**DATA SHOWN:**
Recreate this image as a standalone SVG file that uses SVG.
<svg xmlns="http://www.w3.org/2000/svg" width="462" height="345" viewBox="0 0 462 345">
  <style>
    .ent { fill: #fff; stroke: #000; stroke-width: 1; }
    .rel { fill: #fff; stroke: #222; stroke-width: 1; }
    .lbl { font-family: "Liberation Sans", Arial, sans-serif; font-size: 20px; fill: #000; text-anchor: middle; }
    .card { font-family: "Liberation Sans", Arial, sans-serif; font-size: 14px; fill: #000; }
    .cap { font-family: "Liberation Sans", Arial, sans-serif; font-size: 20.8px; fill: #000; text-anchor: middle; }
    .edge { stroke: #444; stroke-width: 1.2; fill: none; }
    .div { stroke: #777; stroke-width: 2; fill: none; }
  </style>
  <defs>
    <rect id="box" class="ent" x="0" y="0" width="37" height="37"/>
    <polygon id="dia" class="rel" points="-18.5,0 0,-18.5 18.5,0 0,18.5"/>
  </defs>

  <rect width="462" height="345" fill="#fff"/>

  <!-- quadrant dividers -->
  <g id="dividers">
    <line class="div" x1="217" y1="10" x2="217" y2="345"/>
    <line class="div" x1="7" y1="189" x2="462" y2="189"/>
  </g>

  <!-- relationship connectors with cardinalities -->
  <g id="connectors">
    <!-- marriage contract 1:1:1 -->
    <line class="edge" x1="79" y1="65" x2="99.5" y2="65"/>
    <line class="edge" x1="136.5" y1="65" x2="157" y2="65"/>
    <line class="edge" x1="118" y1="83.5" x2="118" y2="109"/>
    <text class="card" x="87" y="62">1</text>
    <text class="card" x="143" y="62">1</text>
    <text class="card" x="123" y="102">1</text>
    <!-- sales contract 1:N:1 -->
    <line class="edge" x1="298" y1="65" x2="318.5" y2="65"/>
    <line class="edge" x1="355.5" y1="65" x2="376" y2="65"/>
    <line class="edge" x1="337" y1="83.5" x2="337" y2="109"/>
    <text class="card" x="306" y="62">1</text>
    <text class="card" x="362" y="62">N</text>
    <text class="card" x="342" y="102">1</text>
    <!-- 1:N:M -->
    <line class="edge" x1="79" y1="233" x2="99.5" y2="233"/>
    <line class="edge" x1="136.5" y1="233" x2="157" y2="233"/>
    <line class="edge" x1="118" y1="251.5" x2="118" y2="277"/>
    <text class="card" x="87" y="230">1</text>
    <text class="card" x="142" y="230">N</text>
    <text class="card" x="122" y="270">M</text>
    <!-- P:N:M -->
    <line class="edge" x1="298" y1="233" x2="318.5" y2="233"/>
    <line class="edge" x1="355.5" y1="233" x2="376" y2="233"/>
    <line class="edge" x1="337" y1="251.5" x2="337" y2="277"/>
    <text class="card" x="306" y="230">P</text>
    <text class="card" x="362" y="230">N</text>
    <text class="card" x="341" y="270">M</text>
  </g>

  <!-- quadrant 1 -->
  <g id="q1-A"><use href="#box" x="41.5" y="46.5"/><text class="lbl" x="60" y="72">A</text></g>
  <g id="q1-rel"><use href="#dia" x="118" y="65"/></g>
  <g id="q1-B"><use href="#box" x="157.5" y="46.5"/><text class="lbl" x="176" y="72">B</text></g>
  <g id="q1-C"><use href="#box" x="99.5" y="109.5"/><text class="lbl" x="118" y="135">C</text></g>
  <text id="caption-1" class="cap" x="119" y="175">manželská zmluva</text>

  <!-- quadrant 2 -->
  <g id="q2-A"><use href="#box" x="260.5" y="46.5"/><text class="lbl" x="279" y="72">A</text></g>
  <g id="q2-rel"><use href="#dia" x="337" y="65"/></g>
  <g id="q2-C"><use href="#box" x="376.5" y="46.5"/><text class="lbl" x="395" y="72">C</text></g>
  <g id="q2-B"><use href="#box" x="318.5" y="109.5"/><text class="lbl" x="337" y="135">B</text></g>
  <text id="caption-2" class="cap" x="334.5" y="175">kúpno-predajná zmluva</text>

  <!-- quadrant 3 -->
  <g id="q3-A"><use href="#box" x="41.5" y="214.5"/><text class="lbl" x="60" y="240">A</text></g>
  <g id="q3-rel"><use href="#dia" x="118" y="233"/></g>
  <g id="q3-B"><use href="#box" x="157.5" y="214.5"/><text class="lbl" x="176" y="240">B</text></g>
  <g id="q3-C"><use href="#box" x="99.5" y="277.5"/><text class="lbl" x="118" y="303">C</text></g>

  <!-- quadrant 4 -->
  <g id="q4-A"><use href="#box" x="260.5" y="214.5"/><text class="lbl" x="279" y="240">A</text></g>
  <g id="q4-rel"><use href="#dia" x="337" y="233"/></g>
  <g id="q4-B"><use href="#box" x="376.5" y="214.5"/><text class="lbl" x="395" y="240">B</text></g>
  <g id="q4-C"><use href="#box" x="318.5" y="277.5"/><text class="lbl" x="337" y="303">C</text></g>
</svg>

**DO THIS:** Extract the data exactly as given.

**SOLUTION FOR THIS EXERCISE:**
Recreate this image as a standalone SVG file that uses SVG.
<svg xmlns="http://www.w3.org/2000/svg" width="462" height="345" viewBox="0 0 462 345">
  <style>
    .ent { fill: #fff; stroke: #000; stroke-width: 1; }
    .rel { fill: #fff; stroke: #222; stroke-width: 1; }
    .lbl { font-family: "Liberation Sans", Arial, sans-serif; font-size: 20px; fill: #000; text-anchor: middle; }
    .card { font-family: "Liberation Sans", Arial, sans-serif; font-size: 14px; fill: #000; }
    .cap { font-family: "Liberation Sans", Arial, sans-serif; font-size: 20.8px; fill: #000; text-anchor: middle; }
    .edge { stroke: #444; stroke-width: 1.2; fill: none; }
    .div { stroke: #777; stroke-width: 2; fill: none; }
  </style>
  <defs>
    <rect id="box" class="ent" x="0" y="0" width="37" height="37"/>
    <polygon id="dia" class="rel" points="-18.5,0 0,-18.5 18.5,0 0,18.5"/>
  </defs>

  <rect width="462" height="345" fill="#fff"/>

  <!-- quadrant dividers -->
  <g id="dividers">
    <line class="div" x1="217" y1="10" x2="217" y2="345"/>
    <line class="div" x1="7" y1="189" x2="462" y2="189"/>
  </g>

  <!-- relationship connectors with cardinalities -->
  <g id="connectors">
    <!-- marriage contract 1:1:1 -->
    <line class="edge" x1="79" y1="65" x2="99.5" y2="65"/>
    <line class="edge" x1="136.5" y1="65" x2="157" y2="65"/>
    <line class="edge" x1="118" y1="83.5" x2="118" y2="109"/>
    <text class="card" x="87" y="62">1</text>
    <text class="card" x="143" y="62">1</text>
    <text class="card" x="123" y="102">1</text>
    <!-- sales contract 1:N:1 -->
    <line class="edge" x1="298" y1="65" x2="318.5" y2="65"/>
    <line class="edge" x1="355.5" y1="65" x2="376" y2="65"/>
    <line class="edge" x1="337" y1="83.5" x2="337" y2="109"/>
    <text class="card" x="306" y="62">1</text>
    <text class="card" x="362" y="62">N</text>
    <text class="card" x="342" y="102">1</text>
    <!-- 1:N:M -->
    <line class="edge" x1="79" y1="233" x2="99.5" y2="233"/>
    <line class="edge" x1="136.5" y1="233" x2="157" y2="233"/>
    <line class="edge" x1="118" y1="251.5" x2="118" y2="277"/>
    <text class="card" x="87" y="230">1</text>
    <text class="card" x="142" y="230">N</text>
    <text class="card" x="122" y="270">M</text>
    <!-- P:N:M -->
    <line class="edge" x1="298" y1="233" x2="318.5" y2="233"/>
    <line class="edge" x1="355.5" y1="233" x2="376" y2="233"/>
    <line class="edge" x1="337" y1="251.5" x2="337" y2="277"/>
    <text class="card" x="306" y="230">P</text>
    <text class="card" x="362" y="230">N</text>
    <text class="card" x="341" y="270">M</text>
  </g>

  <!-- quadrant 1 -->
  <g id="q1-A"><use href="#box" x="41.5" y="46.5"/><text class="lbl" x="60" y="72">A</text></g>
  <g id="q1-rel"><use href="#dia" x="118" y="65"/></g>
  <g id="q1-B"><use href="#box" x="157.5" y="46.5"/><text class="lbl" x="176" y="72">B</text></g>
  <g id="q1-C"><use href="#box" x="99.5" y="109.5"/><text class="lbl" x="118" y="135">C</text></g>
  <text id="caption-1" class="cap" x="119" y="175">manželská zmluva</text>

  <!-- quadrant 2 -->
  <g id="q2-A"><use href="#box" x="260.5" y="46.5"/><text class="lbl" x="279" y="72">A</text></g>
  <g id="q2-rel"><use href="#dia" x="337" y="65"/></g>
  <g id="q2-C"><use href="#box" x="376.5" y="46.5"/><text class="lbl" x="395" y="72">C</text></g>
  <g id="q2-B"><use href="#box" x="318.5" y="109.5"/><text class="lbl" x="337" y="135">B</text></g>
  <text id="caption-2" class="cap" x="334.5" y="175">kúpno-predajná zmluva</text>

  <!-- quadrant 3 -->
  <g id="q3-A"><use href="#box" x="41.5" y="214.5"/><text class="lbl" x="60" y="240">A</text></g>
  <g id="q3-rel"><use href="#dia" x="118" y="233"/></g>
  <g id="q3-B"><use href="#box" x="157.5" y="214.5"/><text class="lbl" x="176" y="240">B</text></g>
  <g id="q3-C"><use href="#box" x="99.5" y="277.5"/><text class="lbl" x="118" y="303">C</text></g>

  <!-- quadrant 4 -->
  <g id="q4-A"><use href="#box" x="260.5" y="214.5"/><text class="lbl" x="279" y="240">A</text></g>
  <g id="q4-rel"><use href="#dia" x="337" y="233"/></g>
  <g id="q4-B"><use href="#box" x="376.5" y="214.5"/><text class="lbl" x="395" y="240">B</text></g>
  <g id="q4-C"><use href="#box" x="318.5" y="277.5"/><text class="lbl" x="337" y="303">C</text></g>
</svg>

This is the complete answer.